General Motors Co. is preparing to pay the bill for a nearly six-week strike at its U.S. plants, eroding its free cash flow and slashing its earnings forecast for the year by $2 a share, or about $2.9 billion.
The walkout hit GM’s profit by $1 billion in the third quarter alone, the company said in a statement. The automaker lowered its 2019 adjusted earnings per share estimate to a range of $4.50 to $4.80 from an earlier projection of $6.50 to $7 a share.
The labor action started on Sept. 16 at the tail end of the quarter, chopping earnings by 52 cents a share, so most of the damage will come in the year’s final three months. By the time the year is over, GM said the impact would reach $3.8 billion to $4 billion earnings before interest and taxes. The strike left GM’s cupboard bare, as it guided down cash flow guidance to less than $1 billion.
Still, the Detroit-based company may be able to make up for some lost vehicle output as it ramps up production now that it has settled a new four-year labor deal. And third-quarter performance wasn’t as bad as some analysts predicted.
Adjusted per share profit for the quarter-- which adds back losses from the strike and other one-time charges -- were $1.72 a share, beating Wall Street’s average estimate of $1.29.
“Our underlying third-quarter performance demonstrates the ongoing resilience and earnings power of our company,” GM Chief Financial Officer Dhivya Suryadevara said in a statement.
GM’s shares rose 2.2% to $37.45 as of 8:56 a.m. in New York, paring an earlier gain of as much as 3.2% before the start of regular trading. Through Monday, shares of the automaker gained 9.5% this year but were down 5.7% since just before the strike started.
The walkout wasn’t the only thing taking a toll on the automaker. GM also repriced its stakes in Lyft Inc. and French carmaker Peugeot SA, which lowered profit by another 15 cents a share. GM owns 6.7% of Lyft and has warrants in Peugeot.
Labor Costs
For GM, the strike’s impact is two-fold. It not only hit profits for this year but also adds $100 million a year to its labor costs going forward, according to an estimate from Credit Suisse.
As part of the new labor deal, GM will give workers a 3% raise, $11,000 ratification bonuses for tenured workers and reduce the amount of time entry-level workers need to get to top pay. The deal also sets some limits on the numbers of temporary workers who can be hired.
If not for the strike, GM would have turned out a record quarter. That’s thanks in large part to its full-size trucks, which are finally getting some momentum after a yearlong roll-out. Chevrolet Silverado sales rose 18% and the GMC Sierra was up 38% in the quarter. GM said its trucks gained retail market share in all three months in the quarter.

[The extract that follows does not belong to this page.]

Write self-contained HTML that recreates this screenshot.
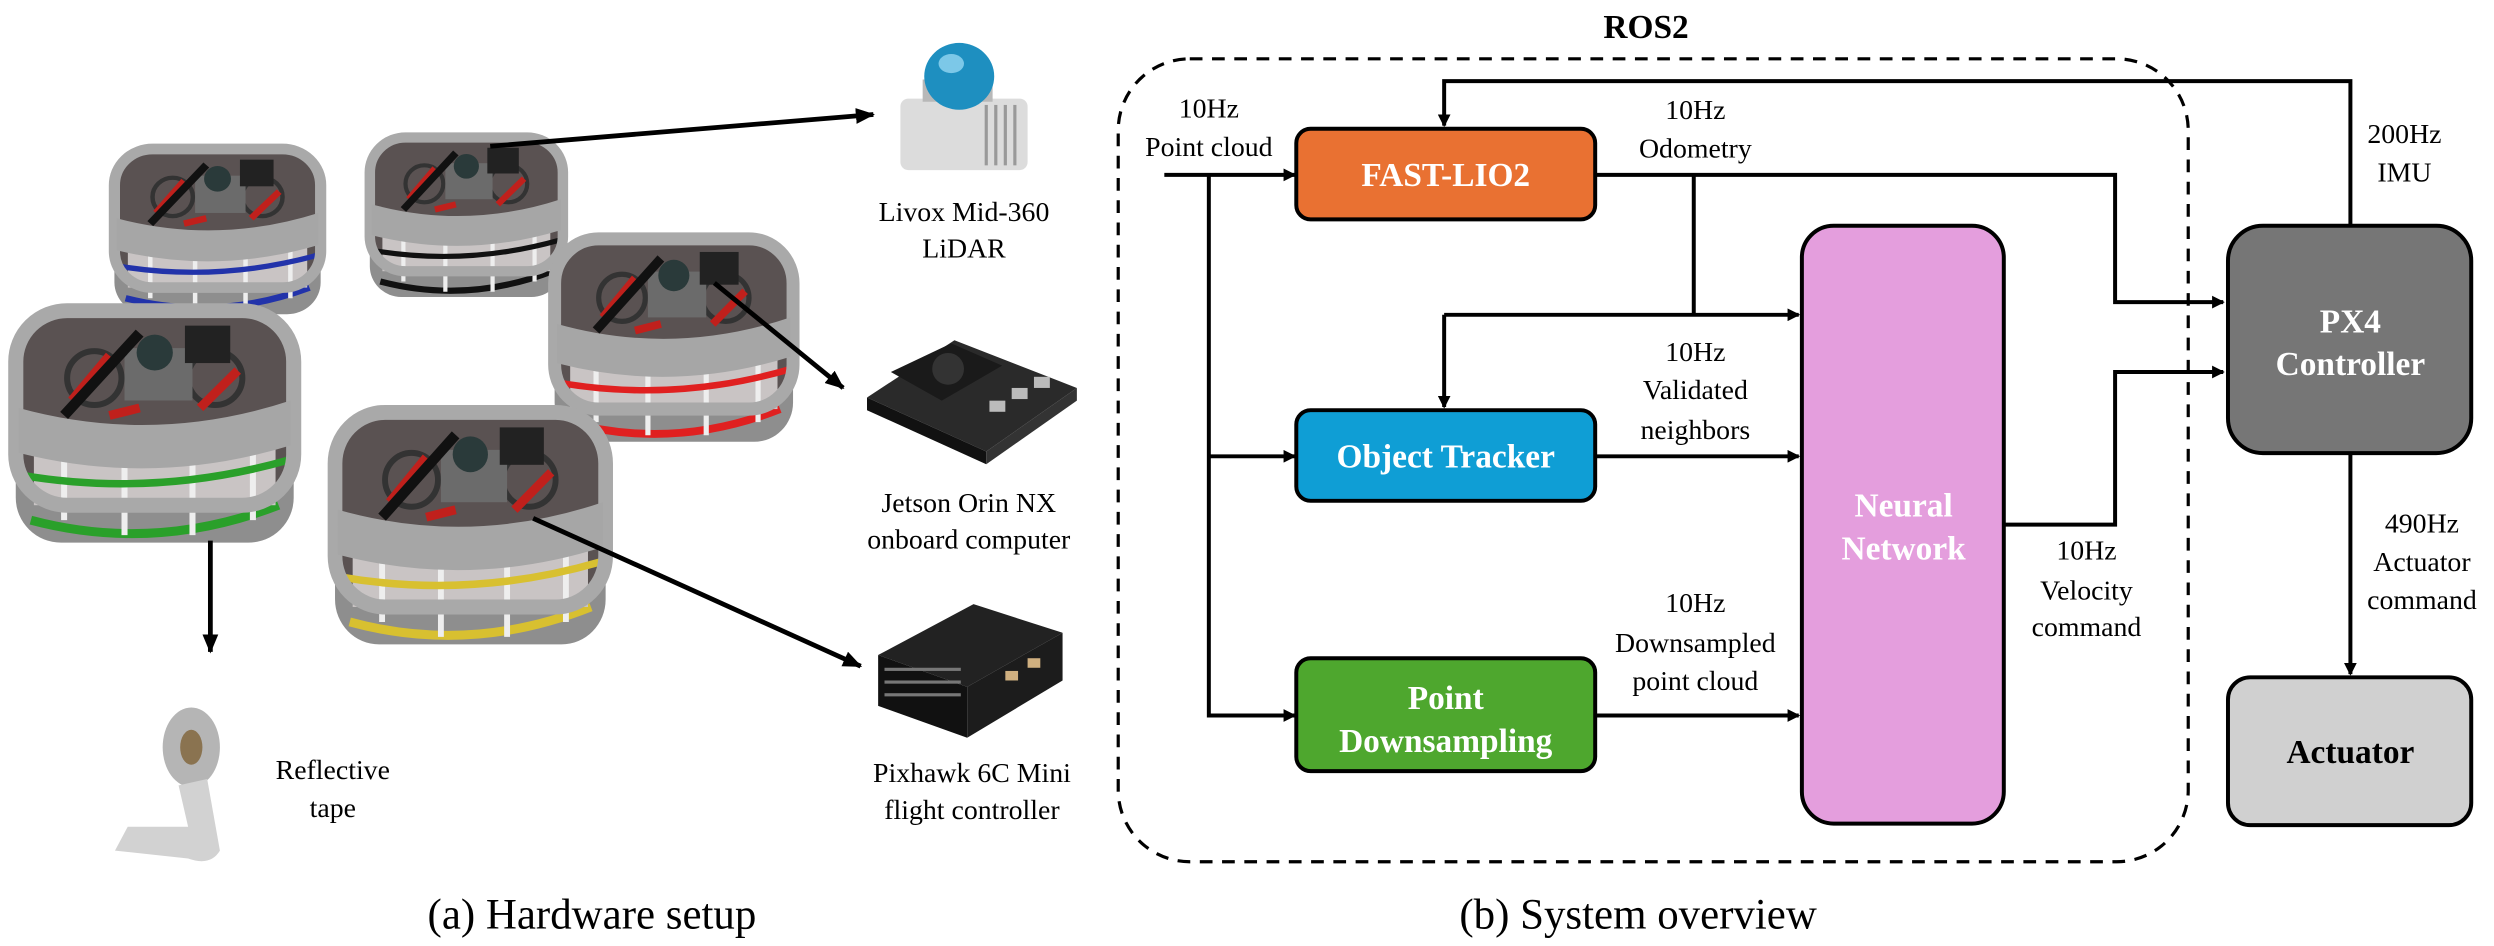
<!DOCTYPE html>
<html><head><meta charset="utf-8"><style>
html,body{margin:0;padding:0;background:#fff;}
svg{display:block;}
text{font-family:"Liberation Serif",serif;}
</style></head><body>
<svg width="2494" height="946" viewBox="0 0 1568 595" xmlns="http://www.w3.org/2000/svg">
<defs>
<marker id="ah" markerWidth="8" markerHeight="8" refX="7" refY="4" orient="auto" markerUnits="userSpaceOnUse">
<path d="M0,0 L8,4 L0,8 z" fill="#000"/></marker>
<marker id="ah2" markerWidth="12" markerHeight="10" refX="11" refY="5" orient="auto" markerUnits="userSpaceOnUse">
<path d="M0,0 L12,5 L0,10 z" fill="#000"/></marker>
<symbol id="drone" viewBox="0 0 200 170" preserveAspectRatio="none">
<rect x="8" y="85" width="184" height="80" rx="30" fill="#8e8e8e"/>
<path d="M18,150 Q100,172 182,140" stroke="currentColor" stroke-width="6" fill="none"/>
<rect x="8" y="10" width="184" height="130" rx="34" fill="#5a5252"/>
<rect x="20" y="95" width="160" height="45" fill="#c9c4c4"/>
<g stroke="#eee" stroke-width="4"><line x1="40" y1="95" x2="40" y2="150"/><line x1="80" y1="100" x2="80" y2="160"/><line x1="125" y1="100" x2="125" y2="160"/><line x1="165" y1="95" x2="165" y2="150"/></g>
<path d="M12,120 Q100,135 188,110" stroke="currentColor" stroke-width="5" fill="none"/>
<rect x="8" y="10" width="184" height="130" rx="34" fill="none" stroke="#a9a9a9" stroke-width="10"/>
<path d="M10,75 Q100,100 190,70 L190,100 Q100,128 10,105 z" fill="#a6a6a6"/>
<circle cx="60" cy="55" r="18" fill="none" stroke="#333" stroke-width="4"/>
<circle cx="140" cy="55" r="18" fill="none" stroke="#333" stroke-width="4"/>
<path d="M45,70 L70,40 M130,75 L155,50 M70,80 L90,75" stroke="#c0201c" stroke-width="6"/>
<rect x="80" y="35" width="45" height="35" fill="#6b6b6b"/>
<circle cx="100" cy="38" r="12" fill="#2a3a3a"/>
<rect x="120" y="20" width="30" height="25" fill="#222"/>
<line x1="40" y1="80" x2="90" y2="25" stroke="#111" stroke-width="7"/>
</symbol>
</defs>

<use href="#drone" x="66" y="87" width="141" height="114" style="color:#2233aa"/>
<use href="#drone" x="227" y="80" width="132" height="110" style="color:#111"/>
<use href="#drone" x="342" y="142" width="163" height="140" style="color:#e02020"/>
<use href="#drone" x="2" y="186" width="190" height="160" style="color:#2aa02a"/>
<use href="#drone" x="203" y="250" width="185" height="160" style="color:#d8c030"/>

<g>
<rect x="566" y="62" width="80" height="45" rx="5" fill="#dcdcdc"/>
<g stroke="#999" stroke-width="2"><line x1="620" y1="66" x2="620" y2="104"/><line x1="626" y1="66" x2="626" y2="104"/><line x1="632" y1="66" x2="632" y2="104"/><line x1="638" y1="66" x2="638" y2="104"/></g>
<rect x="580" y="50" width="44" height="14" fill="#b8b8b8"/>
<ellipse cx="603" cy="48" rx="22" ry="21" fill="#1e8fc0"/>
<ellipse cx="598" cy="40" rx="8" ry="6" fill="#7cc8e8"/>
</g>
<g>
<path d="M545,250 L600,214 L677,244 L620,284 z" fill="#2a2a2a"/>
<path d="M545,250 L620,284 L620,292 L545,258 z" fill="#111"/>
<path d="M620,284 L677,244 L677,252 L620,292 z" fill="#333"/>
<path d="M560,234 L598,216 L630,230 L592,252 z" fill="#1a1a1a"/>
<circle cx="596" cy="232" r="10" fill="#333"/>
<g fill="#bbb"><rect x="622" y="252" width="10" height="7"/><rect x="636" y="244" width="10" height="7"/><rect x="650" y="237" width="10" height="7"/></g>
</g>
<g>
<path d="M552,412 L612,380 L668,398 L608,432 z" fill="#222"/>
<path d="M552,412 L608,432 L608,464 L552,444 z" fill="#111"/>
<path d="M608,432 L668,398 L668,428 L608,464 z" fill="#1c1c1c"/>
<g fill="#777"><rect x="556" y="420" width="48" height="2"/><rect x="556" y="428" width="48" height="2"/><rect x="556" y="436" width="48" height="2"/></g>
<rect x="632" y="422" width="8" height="6" fill="#d0b080"/><rect x="646" y="414" width="8" height="6" fill="#d0b080"/>
</g>
<g>
<ellipse cx="120" cy="470" rx="18" ry="25" fill="#b5b5b5"/>
<ellipse cx="120" cy="470" rx="7" ry="11" fill="#8a7350"/>
<path d="M130,490 L138,535 Q132,545 118,540 L72,535 L80,520 L118,520 L112,494 z" fill="#d2d2d2"/>
</g>

<g stroke="#000" stroke-width="3" fill="none">
<line x1="308" y1="92" x2="549" y2="72" marker-end="url(#ah2)"/>
<line x1="449" y1="178" x2="530" y2="244" marker-end="url(#ah2)"/>
<line x1="335" y1="326" x2="541" y2="419" marker-end="url(#ah2)"/>
<line x1="132" y1="340" x2="132" y2="410" marker-end="url(#ah2)"/>
</g>

<g font-size="17.5" text-anchor="middle" fill="#000">
<text x="606" y="139">Livox Mid-360</text><text x="606" y="162">LiDAR</text>
<text x="609" y="322">Jetson Orin NX</text><text x="609" y="345">onboard computer</text>
<text x="611" y="492">Pixhawk 6C Mini</text><text x="611" y="515">flight controller</text>
<text x="209" y="490">Reflective</text><text x="209" y="514">tape</text>
</g>
<text x="372" y="584" font-size="27" text-anchor="middle">(a) Hardware setup</text>
<text x="1030" y="584" font-size="27" text-anchor="middle">(b) System overview</text>

<text x="1035" y="24" font-size="21" font-weight="bold" text-anchor="middle">ROS2</text>
<rect x="703" y="37" width="673" height="505" rx="45" fill="none" stroke="#000" stroke-width="2" stroke-dasharray="8,6"/>

<g stroke="#000" stroke-width="2.5" fill="none">
<line x1="732" y1="110" x2="814" y2="110" marker-end="url(#ah)"/>
<polyline points="760,110 760,450 814,450" marker-end="url(#ah)"/>
<line x1="760" y1="287" x2="814" y2="287" marker-end="url(#ah)"/>
<polyline points="1003,110 1330,110 1330,190 1398,190" marker-end="url(#ah)"/>
<line x1="1065" y1="110" x2="1065" y2="198"/>
<line x1="908" y1="198" x2="1131" y2="198" marker-end="url(#ah)"/>
<polyline points="908,198 908,256" marker-end="url(#ah)"/>
<line x1="1003" y1="287" x2="1131" y2="287" marker-end="url(#ah)"/>
<line x1="1003" y1="450" x2="1131" y2="450" marker-end="url(#ah)"/>
<polyline points="1260,330 1330,330 1330,234 1398,234" marker-end="url(#ah)"/>
<polyline points="1478,142 1478,51 908,51 908,79" marker-end="url(#ah)"/>
<line x1="1478" y1="285" x2="1478" y2="424" marker-end="url(#ah)"/>
</g>

<g stroke="#000" stroke-width="2.5">
<rect x="815" y="81" width="188" height="57" rx="9" fill="#E97132"/>
<rect x="815" y="258" width="188" height="57" rx="9" fill="#0F9ED5"/>
<rect x="815" y="414" width="188" height="71" rx="9" fill="#4EA72E"/>
<rect x="1133" y="142" width="127" height="376" rx="20" fill="#E49EDD"/>
<rect x="1401" y="142" width="153" height="143" rx="22" fill="#767676"/>
<rect x="1401" y="426" width="153" height="93" rx="14" fill="#D0D0D0"/>
</g>

<g font-size="21" font-weight="bold" text-anchor="middle" fill="#fff">
<text x="909" y="117">FAST-LIO2</text>
<text x="909" y="294">Object Tracker</text>
<text x="909" y="446">Point</text><text x="909" y="473">Downsampling</text>
<text x="1197" y="325">Neural</text><text x="1197" y="352">Network</text>
<text x="1478" y="209">PX4</text><text x="1478" y="236">Controller</text>
<text x="1478" y="480" fill="#000">Actuator</text>
</g>

<g font-size="17.5" text-anchor="middle" fill="#000">
<text x="760" y="74">10Hz</text><text x="760" y="98">Point cloud</text>
<text x="1066" y="75">10Hz</text><text x="1066" y="99">Odometry</text>
<text x="1066" y="227">10Hz</text><text x="1066" y="251">Validated</text><text x="1066" y="276">neighbors</text>
<text x="1066" y="385">10Hz</text><text x="1066" y="410">Downsampled</text><text x="1066" y="434">point cloud</text>
<text x="1312" y="352">10Hz</text><text x="1312" y="377">Velocity</text><text x="1312" y="400">command</text>
<text x="1512" y="90">200Hz</text><text x="1512" y="114">IMU</text>
<text x="1523" y="335">490Hz</text><text x="1523" y="359">Actuator</text><text x="1523" y="383">command</text>
</g>
</svg>
</body></html>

The automaker’s Chinese operations are still struggling, though. GM’s income from its joint ventures in China fell to $282 million in the quarter from $485 million in the year-earlier period. GM acknowledged in a statement that it “underperformed” in the Chinese, where industry-wide sales fell 11% in the third quarter.
The automaker also lost $251 million on its Cruise LLC self-driving car business. The unit is still in startup mode and has no revenue. The business lost $214 million a year earlier.